== Problem requirements ==
Retype the whole listing below, character for character.

== Raw data ==
* START *

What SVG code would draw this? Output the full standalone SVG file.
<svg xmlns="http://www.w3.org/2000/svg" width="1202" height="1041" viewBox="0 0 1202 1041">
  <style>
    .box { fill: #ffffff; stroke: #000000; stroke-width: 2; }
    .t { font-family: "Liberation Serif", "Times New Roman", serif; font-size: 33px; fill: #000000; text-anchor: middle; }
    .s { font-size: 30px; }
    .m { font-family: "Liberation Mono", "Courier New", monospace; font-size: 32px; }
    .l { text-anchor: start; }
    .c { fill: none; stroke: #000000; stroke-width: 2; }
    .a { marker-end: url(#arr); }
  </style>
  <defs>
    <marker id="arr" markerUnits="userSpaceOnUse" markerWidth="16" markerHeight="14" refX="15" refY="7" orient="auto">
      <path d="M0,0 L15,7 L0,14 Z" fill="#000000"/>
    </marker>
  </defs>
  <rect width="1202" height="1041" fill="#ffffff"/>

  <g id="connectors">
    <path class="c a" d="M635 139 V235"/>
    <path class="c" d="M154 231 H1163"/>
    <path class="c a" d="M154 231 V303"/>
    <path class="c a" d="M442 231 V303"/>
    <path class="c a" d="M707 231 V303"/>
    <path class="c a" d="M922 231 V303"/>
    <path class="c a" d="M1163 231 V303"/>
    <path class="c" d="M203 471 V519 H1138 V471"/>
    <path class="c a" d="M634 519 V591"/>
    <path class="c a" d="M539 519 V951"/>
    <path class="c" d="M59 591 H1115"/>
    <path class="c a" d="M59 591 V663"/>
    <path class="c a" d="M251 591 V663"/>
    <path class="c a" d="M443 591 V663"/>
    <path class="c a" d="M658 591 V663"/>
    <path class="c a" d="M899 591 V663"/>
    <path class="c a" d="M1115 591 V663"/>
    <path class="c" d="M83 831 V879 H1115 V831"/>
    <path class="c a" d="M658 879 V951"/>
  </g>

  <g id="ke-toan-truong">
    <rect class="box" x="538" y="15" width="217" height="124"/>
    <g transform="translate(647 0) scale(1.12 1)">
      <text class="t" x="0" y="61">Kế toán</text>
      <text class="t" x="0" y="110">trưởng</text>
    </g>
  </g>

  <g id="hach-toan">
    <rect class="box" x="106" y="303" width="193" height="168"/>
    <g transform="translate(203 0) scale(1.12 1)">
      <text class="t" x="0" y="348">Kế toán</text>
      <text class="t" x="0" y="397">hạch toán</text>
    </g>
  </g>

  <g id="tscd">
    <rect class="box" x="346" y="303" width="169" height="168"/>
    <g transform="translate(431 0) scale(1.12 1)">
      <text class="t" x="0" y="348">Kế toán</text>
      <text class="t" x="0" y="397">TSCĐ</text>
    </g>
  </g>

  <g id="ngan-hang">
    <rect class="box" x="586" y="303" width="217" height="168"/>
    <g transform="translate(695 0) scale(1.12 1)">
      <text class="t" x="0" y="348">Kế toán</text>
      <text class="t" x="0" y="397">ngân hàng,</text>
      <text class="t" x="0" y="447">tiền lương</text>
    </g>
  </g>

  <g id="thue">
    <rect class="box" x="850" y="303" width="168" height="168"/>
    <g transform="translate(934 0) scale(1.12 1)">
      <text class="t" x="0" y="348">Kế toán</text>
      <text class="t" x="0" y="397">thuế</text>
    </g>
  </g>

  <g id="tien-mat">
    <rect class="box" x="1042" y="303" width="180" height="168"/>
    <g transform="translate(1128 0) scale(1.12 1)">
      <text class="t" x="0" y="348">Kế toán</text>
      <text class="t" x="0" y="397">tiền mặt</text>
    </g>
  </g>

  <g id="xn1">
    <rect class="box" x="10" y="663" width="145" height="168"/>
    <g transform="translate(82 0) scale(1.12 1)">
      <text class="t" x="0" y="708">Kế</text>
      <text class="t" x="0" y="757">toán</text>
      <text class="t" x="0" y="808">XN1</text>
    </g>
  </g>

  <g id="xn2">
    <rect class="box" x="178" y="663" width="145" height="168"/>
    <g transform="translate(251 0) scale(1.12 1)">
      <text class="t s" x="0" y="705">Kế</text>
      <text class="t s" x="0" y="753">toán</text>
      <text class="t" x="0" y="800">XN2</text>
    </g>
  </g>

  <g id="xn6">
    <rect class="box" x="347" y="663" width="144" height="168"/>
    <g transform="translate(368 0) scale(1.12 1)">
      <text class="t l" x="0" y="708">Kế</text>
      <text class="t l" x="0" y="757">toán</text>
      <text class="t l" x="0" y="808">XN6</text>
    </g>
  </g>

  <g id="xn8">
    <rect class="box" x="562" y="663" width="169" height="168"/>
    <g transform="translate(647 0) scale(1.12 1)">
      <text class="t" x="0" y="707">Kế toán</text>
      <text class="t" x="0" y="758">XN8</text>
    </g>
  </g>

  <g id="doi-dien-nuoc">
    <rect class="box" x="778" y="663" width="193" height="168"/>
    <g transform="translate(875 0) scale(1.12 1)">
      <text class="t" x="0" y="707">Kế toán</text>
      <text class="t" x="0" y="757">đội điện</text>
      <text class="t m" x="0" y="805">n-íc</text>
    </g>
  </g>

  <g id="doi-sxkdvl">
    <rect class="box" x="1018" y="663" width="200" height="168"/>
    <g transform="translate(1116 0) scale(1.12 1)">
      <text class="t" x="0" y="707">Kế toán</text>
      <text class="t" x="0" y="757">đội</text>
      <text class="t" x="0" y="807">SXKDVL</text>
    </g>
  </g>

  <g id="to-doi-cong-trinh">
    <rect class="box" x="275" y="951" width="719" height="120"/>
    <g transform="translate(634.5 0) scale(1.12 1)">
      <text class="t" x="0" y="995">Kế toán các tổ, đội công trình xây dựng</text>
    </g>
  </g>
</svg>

* END *

== Complete output ==
What SVG code would draw this? Output the full standalone SVG file.
<svg xmlns="http://www.w3.org/2000/svg" width="1202" height="1041" viewBox="0 0 1202 1041">
  <style>
    .box { fill: #ffffff; stroke: #000000; stroke-width: 2; }
    .t { font-family: "Liberation Serif", "Times New Roman", serif; font-size: 33px; fill: #000000; text-anchor: middle; }
    .s { font-size: 30px; }
    .m { font-family: "Liberation Mono", "Courier New", monospace; font-size: 32px; }
    .l { text-anchor: start; }
    .c { fill: none; stroke: #000000; stroke-width: 2; }
    .a { marker-end: url(#arr); }
  </style>
  <defs>
    <marker id="arr" markerUnits="userSpaceOnUse" markerWidth="16" markerHeight="14" refX="15" refY="7" orient="auto">
      <path d="M0,0 L15,7 L0,14 Z" fill="#000000"/>
    </marker>
  </defs>
  <rect width="1202" height="1041" fill="#ffffff"/>

  <g id="connectors">
    <path class="c a" d="M635 139 V235"/>
    <path class="c" d="M154 231 H1163"/>
    <path class="c a" d="M154 231 V303"/>
    <path class="c a" d="M442 231 V303"/>
    <path class="c a" d="M707 231 V303"/>
    <path class="c a" d="M922 231 V303"/>
    <path class="c a" d="M1163 231 V303"/>
    <path class="c" d="M203 471 V519 H1138 V471"/>
    <path class="c a" d="M634 519 V591"/>
    <path class="c a" d="M539 519 V951"/>
    <path class="c" d="M59 591 H1115"/>
    <path class="c a" d="M59 591 V663"/>
    <path class="c a" d="M251 591 V663"/>
    <path class="c a" d="M443 591 V663"/>
    <path class="c a" d="M658 591 V663"/>
    <path class="c a" d="M899 591 V663"/>
    <path class="c a" d="M1115 591 V663"/>
    <path class="c" d="M83 831 V879 H1115 V831"/>
    <path class="c a" d="M658 879 V951"/>
  </g>

  <g id="ke-toan-truong">
    <rect class="box" x="538" y="15" width="217" height="124"/>
    <g transform="translate(647 0) scale(1.12 1)">
      <text class="t" x="0" y="61">Kế toán</text>
      <text class="t" x="0" y="110">trưởng</text>
    </g>
  </g>

  <g id="hach-toan">
    <rect class="box" x="106" y="303" width="193" height="168"/>
    <g transform="translate(203 0) scale(1.12 1)">
      <text class="t" x="0" y="348">Kế toán</text>
      <text class="t" x="0" y="397">hạch toán</text>
    </g>
  </g>

  <g id="tscd">
    <rect class="box" x="346" y="303" width="169" height="168"/>
    <g transform="translate(431 0) scale(1.12 1)">
      <text class="t" x="0" y="348">Kế toán</text>
      <text class="t" x="0" y="397">TSCĐ</text>
    </g>
  </g>

  <g id="ngan-hang">
    <rect class="box" x="586" y="303" width="217" height="168"/>
    <g transform="translate(695 0) scale(1.12 1)">
      <text class="t" x="0" y="348">Kế toán</text>
      <text class="t" x="0" y="397">ngân hàng,</text>
      <text class="t" x="0" y="447">tiền lương</text>
    </g>
  </g>

  <g id="thue">
    <rect class="box" x="850" y="303" width="168" height="168"/>
    <g transform="translate(934 0) scale(1.12 1)">
      <text class="t" x="0" y="348">Kế toán</text>
      <text class="t" x="0" y="397">thuế</text>
    </g>
  </g>

  <g id="tien-mat">
    <rect class="box" x="1042" y="303" width="180" height="168"/>
    <g transform="translate(1128 0) scale(1.12 1)">
      <text class="t" x="0" y="348">Kế toán</text>
      <text class="t" x="0" y="397">tiền mặt</text>
    </g>
  </g>

  <g id="xn1">
    <rect class="box" x="10" y="663" width="145" height="168"/>
    <g transform="translate(82 0) scale(1.12 1)">
      <text class="t" x="0" y="708">Kế</text>
      <text class="t" x="0" y="757">toán</text>
      <text class="t" x="0" y="808">XN1</text>
    </g>
  </g>

  <g id="xn2">
    <rect class="box" x="178" y="663" width="145" height="168"/>
    <g transform="translate(251 0) scale(1.12 1)">
      <text class="t s" x="0" y="705">Kế</text>
      <text class="t s" x="0" y="753">toán</text>
      <text class="t" x="0" y="800">XN2</text>
    </g>
  </g>

  <g id="xn6">
    <rect class="box" x="347" y="663" width="144" height="168"/>
    <g transform="translate(368 0) scale(1.12 1)">
      <text class="t l" x="0" y="708">Kế</text>
      <text class="t l" x="0" y="757">toán</text>
      <text class="t l" x="0" y="808">XN6</text>
    </g>
  </g>

  <g id="xn8">
    <rect class="box" x="562" y="663" width="169" height="168"/>
    <g transform="translate(647 0) scale(1.12 1)">
      <text class="t" x="0" y="707">Kế toán</text>
      <text class="t" x="0" y="758">XN8</text>
    </g>
  </g>

  <g id="doi-dien-nuoc">
    <rect class="box" x="778" y="663" width="193" height="168"/>
    <g transform="translate(875 0) scale(1.12 1)">
      <text class="t" x="0" y="707">Kế toán</text>
      <text class="t" x="0" y="757">đội điện</text>
      <text class="t m" x="0" y="805">n-íc</text>
    </g>
  </g>

  <g id="doi-sxkdvl">
    <rect class="box" x="1018" y="663" width="200" height="168"/>
    <g transform="translate(1116 0) scale(1.12 1)">
      <text class="t" x="0" y="707">Kế toán</text>
      <text class="t" x="0" y="757">đội</text>
      <text class="t" x="0" y="807">SXKDVL</text>
    </g>
  </g>

  <g id="to-doi-cong-trinh">
    <rect class="box" x="275" y="951" width="719" height="120"/>
    <g transform="translate(634.5 0) scale(1.12 1)">
      <text class="t" x="0" y="995">Kế toán các tổ, đội công trình xây dựng</text>
    </g>
  </g>
</svg>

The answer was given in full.